• **Exercise goal**: Everything from the first line of the data below through the line that contains "height=bar_h, color=GREEN, zorder=2)" should be written out exactly, please, and nothing more; the pictures stay out.

• **Stored data**:
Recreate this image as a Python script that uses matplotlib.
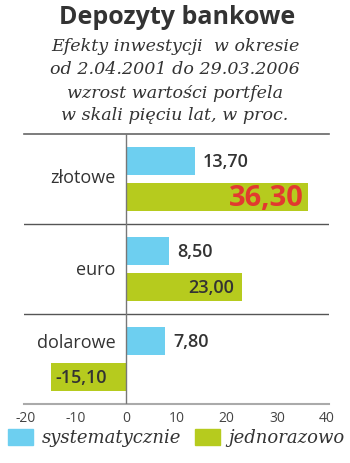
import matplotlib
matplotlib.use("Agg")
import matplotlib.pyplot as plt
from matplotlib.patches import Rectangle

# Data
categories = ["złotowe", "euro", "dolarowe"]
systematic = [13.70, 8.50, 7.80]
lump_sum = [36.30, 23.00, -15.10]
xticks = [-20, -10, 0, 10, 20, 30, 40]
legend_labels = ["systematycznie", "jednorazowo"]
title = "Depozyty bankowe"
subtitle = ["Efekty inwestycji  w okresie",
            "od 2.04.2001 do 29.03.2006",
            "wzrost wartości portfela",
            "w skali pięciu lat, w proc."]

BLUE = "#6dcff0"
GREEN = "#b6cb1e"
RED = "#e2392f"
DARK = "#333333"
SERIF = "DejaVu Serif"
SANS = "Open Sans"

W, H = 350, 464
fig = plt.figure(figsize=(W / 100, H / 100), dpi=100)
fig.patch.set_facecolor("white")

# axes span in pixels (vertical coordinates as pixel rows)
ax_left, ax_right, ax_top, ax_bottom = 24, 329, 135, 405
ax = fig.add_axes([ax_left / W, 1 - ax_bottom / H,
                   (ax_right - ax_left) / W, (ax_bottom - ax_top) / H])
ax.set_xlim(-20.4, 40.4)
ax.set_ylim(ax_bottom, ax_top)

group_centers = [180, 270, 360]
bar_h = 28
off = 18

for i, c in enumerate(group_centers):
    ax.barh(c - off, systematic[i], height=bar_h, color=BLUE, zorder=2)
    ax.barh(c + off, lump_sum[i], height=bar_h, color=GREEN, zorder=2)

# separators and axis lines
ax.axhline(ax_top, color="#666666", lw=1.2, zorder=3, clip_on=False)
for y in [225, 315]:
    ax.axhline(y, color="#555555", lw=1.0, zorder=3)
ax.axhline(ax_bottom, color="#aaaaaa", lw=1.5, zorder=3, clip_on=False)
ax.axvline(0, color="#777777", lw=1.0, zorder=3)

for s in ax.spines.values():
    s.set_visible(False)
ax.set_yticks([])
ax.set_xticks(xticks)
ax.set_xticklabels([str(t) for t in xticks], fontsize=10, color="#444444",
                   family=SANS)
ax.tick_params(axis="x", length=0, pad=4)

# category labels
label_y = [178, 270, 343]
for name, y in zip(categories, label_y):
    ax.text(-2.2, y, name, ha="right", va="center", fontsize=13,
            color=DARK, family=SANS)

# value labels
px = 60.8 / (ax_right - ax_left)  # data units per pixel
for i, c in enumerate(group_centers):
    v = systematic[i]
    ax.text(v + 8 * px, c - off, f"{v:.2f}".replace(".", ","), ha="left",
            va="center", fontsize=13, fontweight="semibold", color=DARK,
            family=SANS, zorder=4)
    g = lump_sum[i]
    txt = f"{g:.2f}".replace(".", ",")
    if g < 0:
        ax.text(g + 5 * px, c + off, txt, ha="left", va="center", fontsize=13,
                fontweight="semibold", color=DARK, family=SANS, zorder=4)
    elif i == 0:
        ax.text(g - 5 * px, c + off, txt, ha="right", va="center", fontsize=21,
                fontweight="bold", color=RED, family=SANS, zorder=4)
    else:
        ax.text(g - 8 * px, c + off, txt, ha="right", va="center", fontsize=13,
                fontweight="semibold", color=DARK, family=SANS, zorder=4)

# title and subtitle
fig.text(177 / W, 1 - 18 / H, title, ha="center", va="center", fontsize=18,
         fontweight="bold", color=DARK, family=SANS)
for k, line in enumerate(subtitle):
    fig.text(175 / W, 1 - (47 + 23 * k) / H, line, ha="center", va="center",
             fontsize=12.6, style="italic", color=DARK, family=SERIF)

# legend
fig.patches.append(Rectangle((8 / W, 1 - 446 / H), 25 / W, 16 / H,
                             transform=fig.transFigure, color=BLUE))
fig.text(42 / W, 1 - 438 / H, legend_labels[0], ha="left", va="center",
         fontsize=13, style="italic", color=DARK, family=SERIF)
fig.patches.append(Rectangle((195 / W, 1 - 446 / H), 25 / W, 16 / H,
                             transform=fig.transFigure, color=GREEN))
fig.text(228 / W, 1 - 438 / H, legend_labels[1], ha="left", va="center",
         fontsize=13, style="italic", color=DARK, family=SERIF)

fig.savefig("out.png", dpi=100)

• **Solution to this exercise**:
Recreate this image as a Python script that uses matplotlib.
import matplotlib
matplotlib.use("Agg")
import matplotlib.pyplot as plt
from matplotlib.patches import Rectangle

# Data
categories = ["złotowe", "euro", "dolarowe"]
systematic = [13.70, 8.50, 7.80]
lump_sum = [36.30, 23.00, -15.10]
xticks = [-20, -10, 0, 10, 20, 30, 40]
legend_labels = ["systematycznie", "jednorazowo"]
title = "Depozyty bankowe"
subtitle = ["Efekty inwestycji  w okresie",
            "od 2.04.2001 do 29.03.2006",
            "wzrost wartości portfela",
            "w skali pięciu lat, w proc."]

BLUE = "#6dcff0"
GREEN = "#b6cb1e"
RED = "#e2392f"
DARK = "#333333"
SERIF = "DejaVu Serif"
SANS = "Open Sans"

W, H = 350, 464
fig = plt.figure(figsize=(W / 100, H / 100), dpi=100)
fig.patch.set_facecolor("white")

# axes span in pixels (vertical coordinates as pixel rows)
ax_left, ax_right, ax_top, ax_bottom = 24, 329, 135, 405
ax = fig.add_axes([ax_left / W, 1 - ax_bottom / H,
                   (ax_right - ax_left) / W, (ax_bottom - ax_top) / H])
ax.set_xlim(-20.4, 40.4)
ax.set_ylim(ax_bottom, ax_top)

group_centers = [180, 270, 360]
bar_h = 28
off = 18

for i, c in enumerate(group_centers):
    ax.barh(c - off, systematic[i], height=bar_h, color=BLUE, zorder=2)
    ax.barh(c + off, lump_sum[i], height=bar_h, color=GREEN, zorder=2)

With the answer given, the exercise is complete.